UVa hoping it’s not same old song

CHARLOTTESVILLE | Tony Bennett glanced around his spacious office a few weeks ago and approvingly ran down what distinguished his latest rebuilding project from his last.

The new Virginia basketball coach sits in arguably the best conference in the country, works at one of the top schools in the nation and is far, far closer to a cluster of talent than he ever was when he won at remote Washington State.

“There’s a lot of things in place here,” Bennett said, a theme he would return to a few more times.

Not to mention that office, a part of the glistening and expansive John Paul Jones Arena that opened three years ago. Yet for all the reasons Virginia should thrive, the Cavaliers have not for nearly a decade and a half.

The program once built upon Ralph Sampson’s broad shoulders rarely generated attention in the past 14 years. Sure, there might be an upset here, a buzzer-beater against Duke there. But Virginia has a single NCAA tournament victory in that span, a figure that just for a second prompted Bennett to gulp.

Perhaps it was reflexive. More likely, it was for comedic effect; Washington State’s track record wasn’t any better before Bennett led the Cougars to a pair of NCAA tournaments and an NIT in three seasons.

Either way, it was appropriate. Bennett is the first to acknowledge he inherited a job requiring a well-thought-out plan and the patience to shepherd it to fruition. There is no quick fix, no easy answers for attempting to accomplish what Pete Gillen and Dave Leitao could not earlier this decade: sustain success in the long term.

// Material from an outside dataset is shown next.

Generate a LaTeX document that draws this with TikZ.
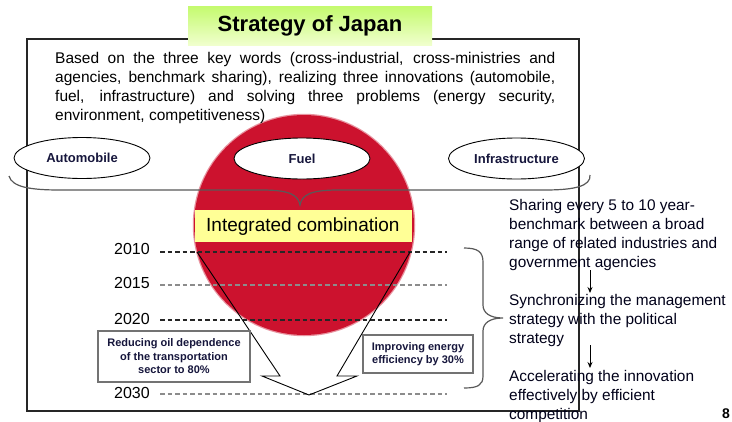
\documentclass[tikz,border=0pt]{standalone}
\usepackage{fontspec}
\setmainfont{Liberation Sans}
\usetikzlibrary{shapes.geometric,arrows.meta}
\definecolor{sunred}{RGB}{204,18,46}
\definecolor{ink}{RGB}{22,22,60}
\definecolor{paleyellow}{RGB}{255,255,150}
\definecolor{titletop}{RGB}{196,250,110}
\definecolor{titlebot}{RGB}{240,255,205}
\tikzset{
  frame/.style={draw=black!85, line width=1.3pt},
  keyoval/.style={ellipse, draw=black, line width=0.9pt, fill=white,
    minimum width=136pt, minimum height=41pt, inner sep=0pt,
    text=ink, font=\fontsize{13}{15}\selectfont\bfseries},
  goalbox/.style={draw=black!55, line width=1.4pt, fill=white, align=center,
    inner sep=0pt, text=ink, font=\fontsize{11}{13.5}\selectfont\bfseries},
  yearlabel/.style={anchor=base east, inner sep=0pt, font=\fontsize{16}{18}\selectfont},
  darkdash/.style={draw=black!85, line width=1.1pt, dash pattern=on 4.5pt off 3pt},
  lightdash/.style={draw=black!45, line width=1.1pt, dash pattern=on 4.5pt off 3pt},
  bracecurve/.style={draw=black!65, line width=1.2pt},
  steptext/.style={anchor=base west, inner sep=0pt, text=black!90!blue},
  steparrow/.style={draw=black, line width=0.9pt, -{Stealth[length=6pt,width=5pt]}}
}
\begin{document}
\begin{tikzpicture}[x=1pt,y=-1pt]
\useasboundingbox (0,0) rectangle (732,421);
\fill[white] (0,0) rectangle (732,421);

% outer frame of the strategy panel
\draw[frame] (27,39) rectangle (579,411);

% red sun disc
\fill[sunred] (304,225) circle[radius=110];
\draw[sunred, opacity=0.45, line width=1.5pt] (304,225) circle[radius=110.5];

% intro paragraph
\node[anchor=base west, inner sep=0pt] (intro) at (55,63) {\parbox[t]{500pt}{%
  \fontsize{15.5}{19}\selectfont\tolerance=10000
  Based on the three key words (cross-industrial, cross-ministries and\linebreak
  agencies, benchmark sharing), realizing three innovations (automobile,\linebreak
  fuel, infrastructure) and solving three problems (energy security,\linebreak
  environment, competitiveness)}};

% the three innovations
\node[keyoval] (auto) at (82,158) {Automobile};
\node[keyoval] (fuel) at (302,158.5) {Fuel};
\node[keyoval] (infra) at (516.5,158.5) {Infrastructure};

% wide brace gathering the three innovations
\draw[bracecurve] (9,176) .. controls (12,187) and (30,190) .. (60,190)
  -- (262,190) .. controls (290,190) and (298,195) .. (300,205)
  .. controls (302,195) and (310,190) .. (338,190)
  -- (545,190) .. controls (575,190) and (591,186) .. (590,175);

% integrated combination banner
\fill[paleyellow] (195,210) rectangle (412,242);
\node[anchor=west, inner sep=0pt, font=\fontsize{19}{22}\selectfont] (combo) at (206,227) {Integrated combination};

% timeline
\node[yearlabel] (y2010) at (150,254) {2010};
\node[yearlabel] (y2015) at (150,288) {2015};
\node[yearlabel] (y2020) at (150,324) {2020};
\node[yearlabel] (y2030) at (150,398) {2030};
\draw[darkdash] (160,252) -- (447,252);
\draw[lightdash] (160,285) -- (447,285);
\draw[darkdash] (160,320) -- (447,320);
\draw[lightdash] (160,394) -- (447,394);

% large converging arrow
\draw[black, line width=0.9pt, line join=miter]
  (197,252) -- (280,376) -- (262,376) -- (309,395) -- (357,376) -- (337,376) -- (410,252);

% targets
\node[goalbox, minimum width=152pt, minimum height=51pt] (oil) at (174,356.5)
  {Reducing oil dependence\\of the transportation\\sector to 80\%};
\node[goalbox, minimum width=110pt, minimum height=38pt] (eff) at (418,354)
  {Improving energy\\efficiency by 30\%};

% brace over the timeline
\draw[bracecurve] (464,248) .. controls (478,248) and (483,252) .. (483,262)
  -- (483,305) .. controls (483,313) and (490,318) .. (503,318)
  .. controls (490,318) and (483,323) .. (483,331)
  -- (483,376) .. controls (483,385) and (478,388) .. (464,388);

% process steps
\node[steptext] (share) at (509,210) {\parbox[t]{222pt}{\raggedright\fontsize{15.4}{19}\selectfont
  Sharing every 5 to 10 year-\\benchmark between a broad\\range of related industries and\\government agencies}};
\node[steptext] (sync) at (509,305) {\parbox[t]{222pt}{\raggedright\fontsize{15.4}{19}\selectfont
  Synchronizing the management\\strategy with the political\\strategy}};
\node[steptext] (accel) at (509,381) {\parbox[t]{222pt}{\raggedright\fontsize{15.4}{19}\selectfont
  Accelerating the innovation\\effectively by efficient\\competition}};
\coordinate (a1s) at (590,270);
\coordinate (a1e) at (590,293);
\coordinate (a2s) at (590,345);
\coordinate (a2e) at (590,368);
\draw[steparrow] (a1s) -- (a1e);
\draw[steparrow] (a2s) -- (a2e);

% title banner
\node[draw=none, top color=titletop, bottom color=titlebot, minimum width=244pt,
  minimum height=39pt, inner sep=0pt, font=\fontsize{22}{24}\selectfont\bfseries]
  (title) at (310,25.5) {Strategy of Japan};

% page number
\node[anchor=base west, inner sep=0pt, font=\fontsize{14}{16}\selectfont\bfseries] (pageno) at (722,418) {8};
\end{tikzpicture}
\end{document}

Of course, taking shortcuts isn’t the meticulous Bennett’s approach, anyway.

“There’s certainly some great tradition and history here, but we have to make it more recent,” said Bennett, who was hired March 31. “There hasn’t been consistency in this program. I think when you go to a place that hasn’t had consistent success, you have to try to build it for the long haul.”

Establishing a brand

It is plain for reasons both obvious and subtle that Bennett’s greatest coaching influence is his father, Dick, a Wisconsin institution who decades ago studied the tendencies of Vince Lombardi.

The signature feature of Dick Bennett’s teams - not only at high school and small college stops but also at Wisconsin-Green Bay and Wisconsin - was tenacious defense, usually coupled with an offense predicated on smarts rather than style.

Most importantly, it worked, enough for Tony Bennett to absorb several lessons while playing for his father and a few more after becoming an assistant at Wisconsin. Later, Dick Bennett came out of retirement to take on a reclamation project at Washington State, bringing Tony along as the top assistant.

Father and son set to work, with Tony Bennett’s studious and balanced personality playing a pivotal role in the process. There were long days, tough recruiting sells and aggravating moments - a 46-29 loss at Fresno State late in 2003, an 81-29 pummeling at Oklahoma State a year later.

“He sat through that with me, and I remember saying, ‘Are you sure you want to do this?’ ” Dick Bennett recalled. “That same year, we ended up winning [seven games] in the Pac-10, beating Arizona on the road. It’s never quite as bad as it seems and perhaps never as good as everybody says it is. He knows. He lives his life between those parameters.”